OBJECTIVE: Each entry that follows is to be retyped exactly. Pictures do not belong in the copy.

### DATA SUPPLIED

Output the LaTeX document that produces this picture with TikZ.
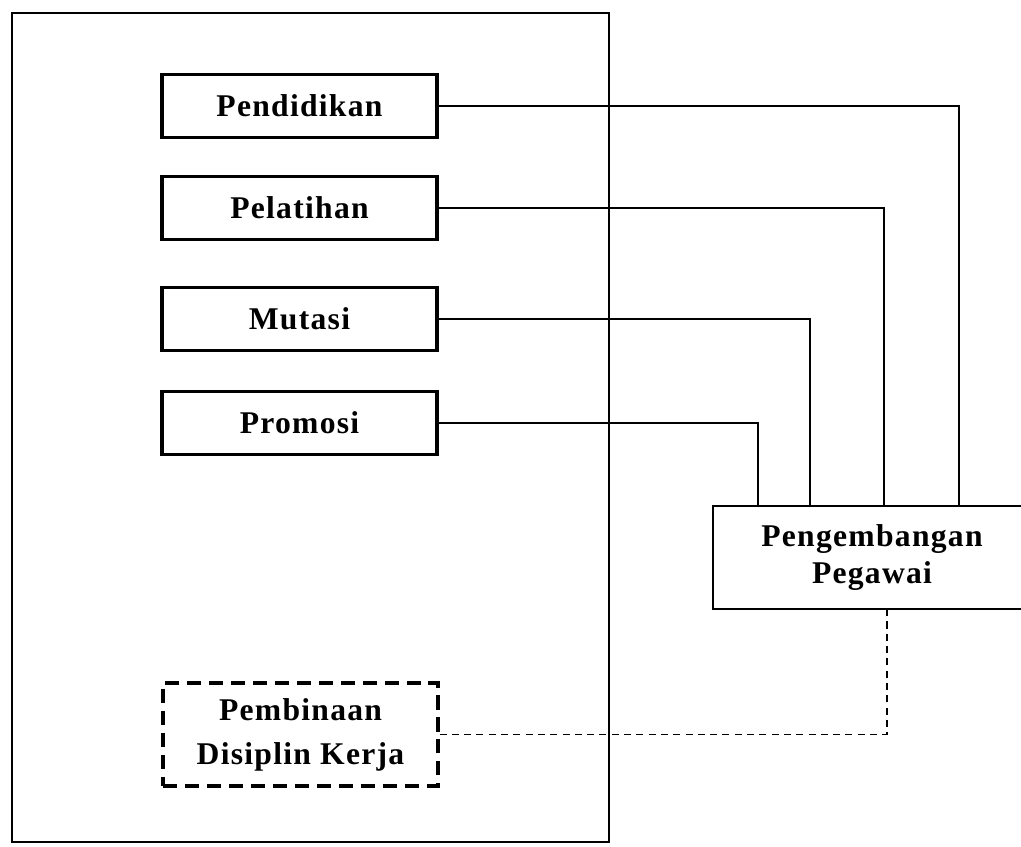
\documentclass[tikz,border=0pt]{standalone}
\usepackage{fontspec}
\setmainfont[LetterSpace=4]{Liberation Serif}
\begin{document}
\begin{tikzpicture}
  [
    x=0.02cm, y=-0.02cm,
    every node/.style={
      font=\bfseries\fontsize{18}{21.5}\selectfont
    },
    box/.style={
      draw,
      line width=1.8pt,
      minimum width=5.5cm,
      minimum height=1.26cm,
      inner sep=0pt
    },
    dbox/.style={
      box,
      dash pattern=on 8pt off 4.5pt,
      minimum height=2.06cm,
      align=center,
      font=\bfseries\fontsize{18}{25}\selectfont
    },
    target/.style={
      draw,
      line width=1.6pt,
      minimum width=6.36cm,
      minimum height=2.06cm,
      align=center,
      inner sep=0pt
    },
    link/.style={
      line width=1pt
    },
    dlink/.style={
      line width=1pt,
      dash pattern=on 4pt off 3pt
    }
  ]

  \clip (0,0) rectangle (1021,847);
  \draw [line width=1.4pt] (12,13) rectangle (609,842);

  \node [box] (pend) at (299.5,106) {Pendidikan};
  \node [box] (pela) at (299.5,208) {Pelatihan};
  \node [box] (muta) at (299.5,319) {Mutasi};
  \node [box] (prom) at (299.5,423) {Promosi};
  \node [dbox] (bina) at (300.5,734.5) {Pembinaan\\Disiplin Kerja};

  \node [target] (peng) at (872,557.5) {Pengembangan\\Pegawai};

  \foreach \n/\x in {pend/959,pela/884,muta/810,prom/758} {
      \coordinate (c\n) at (\x,0);
      \draw [link] (\n.east) -| (c\n |- peng.north);
  }

  \coordinate (cdis) at (887,0);
  \draw [dlink] (bina.east) -| (cdis |- peng.south);

\end{tikzpicture}
\end{document}
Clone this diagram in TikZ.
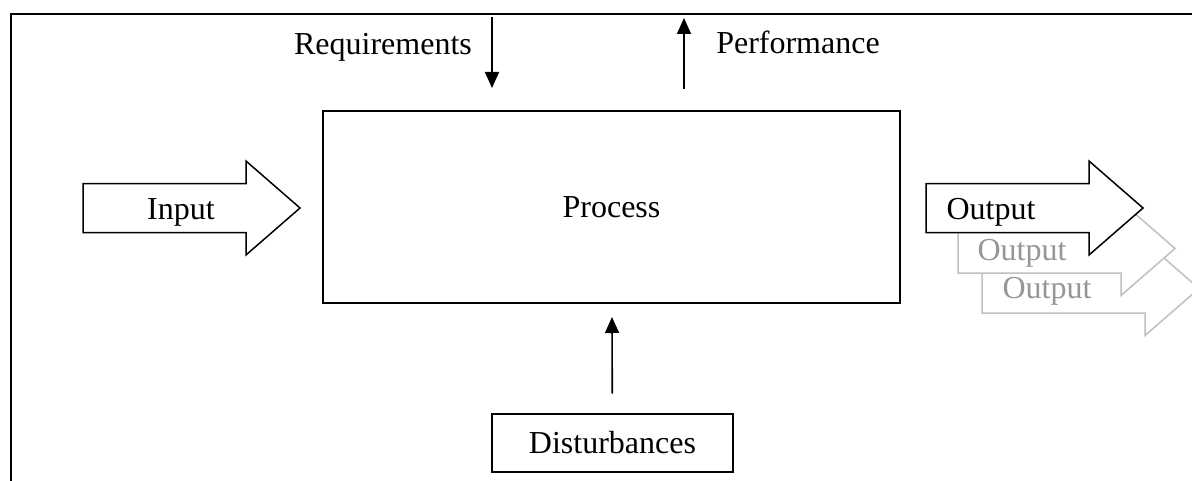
\documentclass[tikz,border=0pt]{standalone}
\usepackage{fontspec}
\setmainfont{Liberation Serif}
\usetikzlibrary{arrows.meta}
\definecolor{ghostline}{RGB}{192,192,192}
\definecolor{ghosttext}{RGB}{150,150,150}
\tikzset{
  x=0.5pt, y=-0.5pt,
  every node/.style={font=\fontsize{16}{19}\selectfont, inner sep=0pt},
  label text/.style={anchor=base},
  frame/.style={line width=1pt},
  boxed/.style={draw, line width=1pt, text depth=-4pt},
  signal/.style={line width=0.8pt, -{Triangle[length=8pt,width=7pt]}},
  fatarrow/.style={draw, fill=white, line width=0.75pt, line join=miter},
  ghost/.style={fatarrow, draw=ghostline},
  pics/blockarrow/.style={code={
    \path[#1] (0,-24.5) -- (163,-24.5) -- (163,-47) -- (217,0)
      -- (163,47) -- (163,24.5) -- (0,24.5) -- cycle;}}
}
\begin{document}
\begin{tikzpicture}
\useasboundingbox (0,0) rectangle (1192,481);
\clip (0,0) rectangle (1192,481);

% open frame: top and left edges only
\draw[frame] (11,481) -- (11,14) -- (1192,14);

% main process block
\node[boxed, minimum width=577*0.5pt, minimum height=192*0.5pt] (proc) at (611.5,207) {Process};

% disturbance source below the process
\node[boxed, minimum width=241*0.5pt, minimum height=58*0.5pt] (dist) at (612.5,442.5) {Disturbances};
\draw[signal, shorten <=9.5pt, shorten >=6.5pt] (dist) -- (proc);

% requirements coming in from the top
\coordinate (reqtop) at (492,17);
\coordinate (reqend) at (492,88);
\draw[signal] (reqtop) -- (reqend);
\node[label text] (req) at (383,55) {Requirements};

% performance leaving through the top
\coordinate (perfbot) at (684,89);
\coordinate (perftop) at (684,18);
\draw[signal] (perfbot) -- (perftop);
\node[label text] (perf) at (798,54) {Performance};

% input block arrow
\pic at (83,208) {blockarrow=fatarrow};
\node[label text] (in) at (181,219) {Input};

% stacked outputs, faded copies behind
\pic at (982,288.5) {blockarrow=ghost};
\node[label text, text=ghosttext] (out3) at (1047,298) {Output};
\pic at (958,248.5) {blockarrow=ghost};
\node[label text, text=ghosttext] (out2) at (1022,260) {Output};
\pic at (926,208) {blockarrow=fatarrow};
\node[label text] (out1) at (991,219) {Output};
\end{tikzpicture}
\end{document}
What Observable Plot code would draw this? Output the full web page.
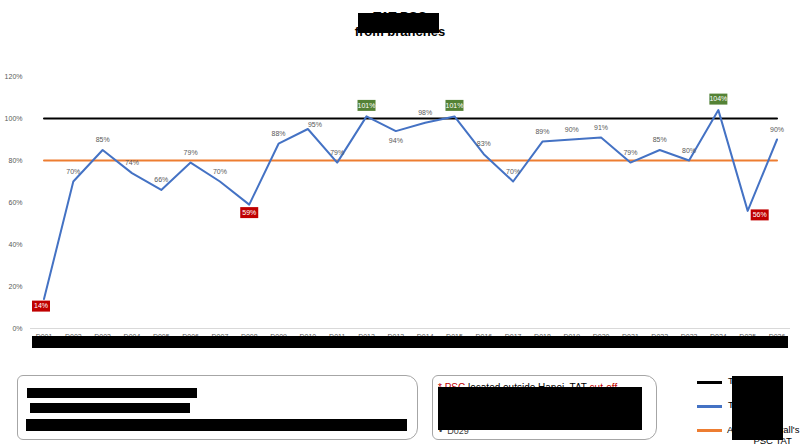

######

WRITTEN RESPONSE:
Output the LaTeX document that produces this picture with TikZ.
\documentclass[tikz,border=0pt]{standalone}
\usepackage{fontspec}
\setmainfont[LetterSpace=4]{Liberation Serif}
\begin{document}
\begin{tikzpicture}
  [
    x=0.02cm, y=-0.02cm,
    every node/.style={
      font=\bfseries\fontsize{18}{21.5}\selectfont
    },
    box/.style={
      draw,
      line width=1.8pt,
      minimum width=5.5cm,
      minimum height=1.26cm,
      inner sep=0pt
    },
    dbox/.style={
      box,
      dash pattern=on 8pt off 4.5pt,
      minimum height=2.06cm,
      align=center,
      font=\bfseries\fontsize{18}{25}\selectfont
    },
    target/.style={
      draw,
      line width=1.6pt,
      minimum width=6.36cm,
      minimum height=2.06cm,
      align=center,
      inner sep=0pt
    },
    link/.style={
      line width=1pt
    },
    dlink/.style={
      line width=1pt,
      dash pattern=on 4pt off 3pt
    }
  ]

  \clip (0,0) rectangle (1021,847);
  \draw [line width=1.4pt] (12,13) rectangle (609,842);

  \node [box] (pend) at (299.5,106) {Pendidikan};
  \node [box] (pela) at (299.5,208) {Pelatihan};
  \node [box] (muta) at (299.5,319) {Mutasi};
  \node [box] (prom) at (299.5,423) {Promosi};
  \node [dbox] (bina) at (300.5,734.5) {Pembinaan\\Disiplin Kerja};

  \node [target] (peng) at (872,557.5) {Pengembangan\\Pegawai};

  \foreach \n/\x in {pend/959,pela/884,muta/810,prom/758} {
      \coordinate (c\n) at (\x,0);
      \draw [link] (\n.east) -| (c\n |- peng.north);
  }

  \coordinate (cdis) at (887,0);
  \draw [dlink] (bina.east) -| (cdis |- peng.south);

\end{tikzpicture}
\end{document}
Clone this diagram in TikZ.
\documentclass[tikz,border=0pt]{standalone}
\usepackage{fontspec}
\setmainfont{Liberation Serif}
\usetikzlibrary{arrows.meta}
\definecolor{ghostline}{RGB}{192,192,192}
\definecolor{ghosttext}{RGB}{150,150,150}
\tikzset{
  x=0.5pt, y=-0.5pt,
  every node/.style={font=\fontsize{16}{19}\selectfont, inner sep=0pt},
  label text/.style={anchor=base},
  frame/.style={line width=1pt},
  boxed/.style={draw, line width=1pt, text depth=-4pt},
  signal/.style={line width=0.8pt, -{Triangle[length=8pt,width=7pt]}},
  fatarrow/.style={draw, fill=white, line width=0.75pt, line join=miter},
  ghost/.style={fatarrow, draw=ghostline},
  pics/blockarrow/.style={code={
    \path[#1] (0,-24.5) -- (163,-24.5) -- (163,-47) -- (217,0)
      -- (163,47) -- (163,24.5) -- (0,24.5) -- cycle;}}
}
\begin{document}
\begin{tikzpicture}
\useasboundingbox (0,0) rectangle (1192,481);
\clip (0,0) rectangle (1192,481);

% open frame: top and left edges only
\draw[frame] (11,481) -- (11,14) -- (1192,14);

% main process block
\node[boxed, minimum width=577*0.5pt, minimum height=192*0.5pt] (proc) at (611.5,207) {Process};

% disturbance source below the process
\node[boxed, minimum width=241*0.5pt, minimum height=58*0.5pt] (dist) at (612.5,442.5) {Disturbances};
\draw[signal, shorten <=9.5pt, shorten >=6.5pt] (dist) -- (proc);

% requirements coming in from the top
\coordinate (reqtop) at (492,17);
\coordinate (reqend) at (492,88);
\draw[signal] (reqtop) -- (reqend);
\node[label text] (req) at (383,55) {Requirements};

% performance leaving through the top
\coordinate (perfbot) at (684,89);
\coordinate (perftop) at (684,18);
\draw[signal] (perfbot) -- (perftop);
\node[label text] (perf) at (798,54) {Performance};

% input block arrow
\pic at (83,208) {blockarrow=fatarrow};
\node[label text] (in) at (181,219) {Input};

% stacked outputs, faded copies behind
\pic at (982,288.5) {blockarrow=ghost};
\node[label text, text=ghosttext] (out3) at (1047,298) {Output};
\pic at (958,248.5) {blockarrow=ghost};
\node[label text, text=ghosttext] (out2) at (1022,260) {Output};
\pic at (926,208) {blockarrow=fatarrow};
\node[label text] (out1) at (991,219) {Output};
\end{tikzpicture}
\end{document}
What Observable Plot code would draw this? Output the full web page.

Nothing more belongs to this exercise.